Containers may help with reproducibility of your scientific work,
Scholarly research has evolved significantly over the past decade, but the same cannot be said for the methods by which research processes are captured and disseminated. The primary method for dissemination - the scholarly publication - is largely unchanged since the advent of the scientific journal in the 1660s. This is no longer sufficient to verify, reproduce, and extend scientific results. Despite the increasing recognition of the need to share all aspects of the research process, scholarly publications today are often disconnected from the underlying analysis and, crucially, the computational environment that produced the findings. For research to be reproducible, researchers must publish and distribute the entire contained analysis, not just its results. The analysis should be mobile. Mobility of Compute is defined as the ability to define, create, and maintain a workflow locally while remaining confident that the workflow can be executed elsewhere. In essence, mobility of compute means being able to contain the entire software stack, from data files up through the library stack, and reliably move it from system to system. Any research that is limited to where it can be deployed is instantly limited in the extent that it can be reproduced. (from The Turing Way)
And containers may help increasing your personal (and your research group's) scientific productivity,
- especially by simplifying workflow aspects around "the lifecycle of a scientific idea" (after Perez 2017, the architecture of Jupyter)
- individual exploratory work
- collaborative developments
- production runs (HPC, workstation, cloud, ...)
- publication (reproducibly!)
- specifically, by reducing your individual "time-to-scientific-insight"
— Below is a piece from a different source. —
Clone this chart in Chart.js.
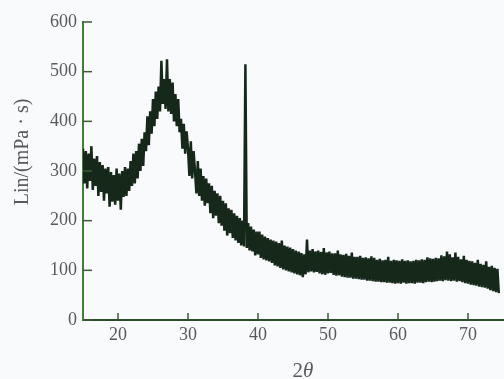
<!DOCTYPE html>
<html>
<head>
<meta charset="utf-8">
<script src="https://cdn.jsdelivr.net/npm/chart.js@4.4.1/dist/chart.umd.min.js"></script>
<style>
  html, body { margin: 0; padding: 0; background: #f8fafb; }
  #wrap { width: 504px; height: 379px; }
</style>
</head>
<body>
<div id="wrap"><canvas id="xrd"></canvas></div>
<script>
// scan starts at 15 deg, one reading every 0.2 deg
const startAngle = 15;
const stepAngle = 0.2;
const intensity = [
  345, 275, 340, 265, 335,  280, 350, 262, 325, 270,  330, 250, 318, 258, 312,
  240, 305, 255, 308, 228,  298, 238, 292, 232, 305,  240, 295, 222, 300, 248,
  308, 250, 305, 260, 320,  270, 335, 275, 340, 285,  355, 300, 365, 310, 378,
  340, 410, 352, 420, 375,  445, 390, 460, 405, 470,  420, 522, 435, 485, 425,
  525, 420, 485, 415, 478,  400, 455, 390, 445, 378,  405, 345, 395, 335, 380,
  345, 290, 360, 285, 340,  300, 255, 320, 250, 305,  240, 290, 230, 285, 235,
  275, 215, 270, 205, 260,  210, 255, 195, 250, 190,  240, 180, 235, 170, 225,
  175, 222, 165, 215, 160,  210, 155, 205, 150, 200,  148, 515, 145, 195, 140,
  188, 138, 182, 130, 178,  132, 178, 125, 172, 122,  168, 120, 165, 118, 162,
  115, 160, 110, 158, 108,  155, 105, 160, 102, 150,  100, 148, 98, 146, 96,
  143, 94, 140, 92, 138,    90, 135, 86, 132, 92,     162, 96, 140, 98, 143,
  96, 138, 97, 140, 94,     137, 92, 145, 91, 136,    94, 138, 95, 134, 91,
  134, 89, 140, 90, 132,    87, 131, 86, 133, 85,     129, 85, 136, 83, 127,
  83, 127, 82, 129, 81,     125, 81, 126, 79, 124,    79, 128, 78, 125, 77,
  121, 77, 123, 76, 120,    76, 121, 75, 127, 75,     119, 74, 121, 73, 120,
  74, 119, 73, 122, 75,     119, 73, 120, 74, 118,    74, 119, 73, 121, 75,
  120, 75, 122, 74, 121,    76, 126, 77, 124, 76,     123, 77, 125, 78, 124,
  79, 130, 78, 128, 80,     138, 79, 132, 78, 126,    79, 136, 77, 127, 78,
  122, 76, 129, 74, 121,    73, 119, 71, 118, 70,     115, 69, 121, 67, 113,
  66, 111, 65, 118, 63,     107, 60, 109, 58, 105,    56, 103, 54
];
const xTicks = [20, 30, 40, 50, 60, 70];
const yTicks = [0, 100, 200, 300, 400, 500, 600];

const points = intensity.map((v, i) => ({ x: startAngle + i * stepAngle, y: v }));

const serif = '"Liberation Serif", "DejaVu Serif", serif';

// short inward tick marks, the y title and the "2θ" title with italic theta
const axisDeco = {
  id: 'axisDeco',
  afterDraw(chart) {
    const c = chart.ctx;
    const xs = chart.scales.x, ys = chart.scales.y;
    const a = chart.chartArea;
    c.save();
    c.strokeStyle = '#3d5a32';
    c.lineWidth = 1.5;
    yTicks.forEach(t => {
      const py = ys.getPixelForValue(t);
      c.beginPath(); c.moveTo(a.left, py); c.lineTo(a.left + 9, py); c.stroke();
    });
    xTicks.forEach(t => {
      const px = xs.getPixelForValue(t);
      c.beginPath(); c.moveTo(px, a.bottom); c.lineTo(px, a.bottom - 7); c.stroke();
    });
    c.fillStyle = '#5a5a5a';
    c.textBaseline = 'alphabetic';
    c.font = '21px ' + serif;
    const w2 = c.measureText('2').width;
    c.font = 'italic 21px ' + serif;
    const wt = c.measureText('θ').width;
    let x0 = 303 - (w2 + wt) / 2;
    c.font = '21px ' + serif;
    c.fillText('2', x0, 377);
    c.font = 'italic 21px ' + serif;
    c.fillText('θ', x0 + w2, 377);

    c.translate(23, 152);
    c.rotate(-Math.PI / 2);
    c.textAlign = 'center';
    c.textBaseline = 'middle';
    c.font = '20px ' + serif;
    c.fillText('Lin/(mPa · s)', 0, 0);
    c.restore();
  }
};

new Chart(document.getElementById('xrd').getContext('2d'), {
  type: 'line',
  data: {
    datasets: [{
      data: points,
      borderColor: '#16281a',
      borderWidth: 2.5,
      pointRadius: 0,
      tension: 0,
      fill: false
    }]
  },
  options: {
    responsive: true,
    maintainAspectRatio: false,
    animation: false,
    layout: { padding: { top: 22, right: 1, left: 0, bottom: 0 } },
    plugins: { legend: { display: false }, tooltip: { enabled: false } },
    scales: {
      x: {
        type: 'linear',
        min: 15,
        max: 75,
        afterFit: s => { s.height = 59; },
        afterBuildTicks: s => { s.ticks = xTicks.map(v => ({ value: v })); },
        grid: { display: false, drawTicks: false },
        border: { display: true, color: '#2e4a2c', width: 2 },
        ticks: { color: '#5a5a5a', font: { family: serif, size: 18 }, padding: 4 }
      },
      y: {
        min: 0,
        max: 600,
        afterFit: s => { s.width = 83; },
        afterBuildTicks: s => { s.ticks = yTicks.map(v => ({ value: v })); },
        grid: { display: false, drawTicks: false },
        border: { display: true, color: '#3f7f3a', width: 2 },
        ticks: { color: '#5a5a5a', font: { family: serif, size: 18 }, padding: 6 }
      }
    }
  },
  plugins: [axisDeco]
});
</script>
</body>
</html>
- daily perspective, e.g. Jupyter start-up times on distributed storage machines
- project perspective, e.g. becoming independent of particular machines and their software
- ...
Suppose you want to do a data analysis on a machine, where you do not already have a suitable software environment installed. With containerized environments, it's extremely simple to (1) get started on your local machine, as well as to (2) scale a task out to another, e.g. bigger machine, or to (3) share an environment with your colleague who wants to build upon an analysis you have already started.
We cover sharing of containerized software environments later in more detail. For a start, here we demonstrate the "installation" (or deployment) of a fully identical IPython software environment on a Linux, MacOS and Windows machine. IPython is provided with, e.g., the Jupyter Docker stacks, which are provided via Dockerhub, a very popular container sharing platform. Only two commands are necessary to pull and start-up the software environment.
Your Linux desktop with Docker,
$ uname -a
Linux morpheus 5.8.0-50-generic #56~20.04.1-Ubuntu SMP Mon Apr 12 21:46:35 UTC 2021 x86_64 x86_64 x86_64 GNU/Linux
$ docker pull jupyter/base-notebook
$ docker run -it jupyter/base-notebook ipython
Python 3.9.2 | packaged by conda-forge | (default, Feb 21 2021, 05:02:46)
Type 'copyright', 'credits' or 'license' for more information
IPython 7.24.1 -- An enhanced Interactive Python. Type '?' for help.
In [1]:
Your MacOS desktop with Docker,
$ uname -a
Darwin od-nb008mc 18.7.0 Darwin Kernel Version 18.7.0: Mon Mar 8 22:11:48 PST 2021; root:xnu-4903.278.65~1/RELEASE_X86_64 x86_64
$ docker pull jupyter/base-notebook
$ docker run -it jupyter/base-notebook ipython
Python 3.9.2 | packaged by conda-forge | (default, Feb 21 2021, 05:02:46)
Type 'copyright', 'credits' or 'license' for more information
IPython 7.24.1 -- An enhanced Interactive Python. Type '?' for help.
In [1]:
Your Windows desktop with Docker,
Windows PowerShell
Copyright (C) Microsoft Corporation. All rights reserved.
PS V:\> docker pull jupyter/base-notebook
PS V:\> docker run -it jupyter/base-notebook ipython
Python 3.9.2 | packaged by conda-forge | (default, Feb 21 2021, 05:02:46)
Type 'copyright', 'credits' or 'license' for more information
IPython 7.24.1 -- An enhanced Interactive Python. Type '?' for help.
In [1]:
Accelerate your "scientific productivity" (and increase your scientific work's reproducibility) by covering the basics of container technology, as well as a few considerations around scientific workflows from a container perspective.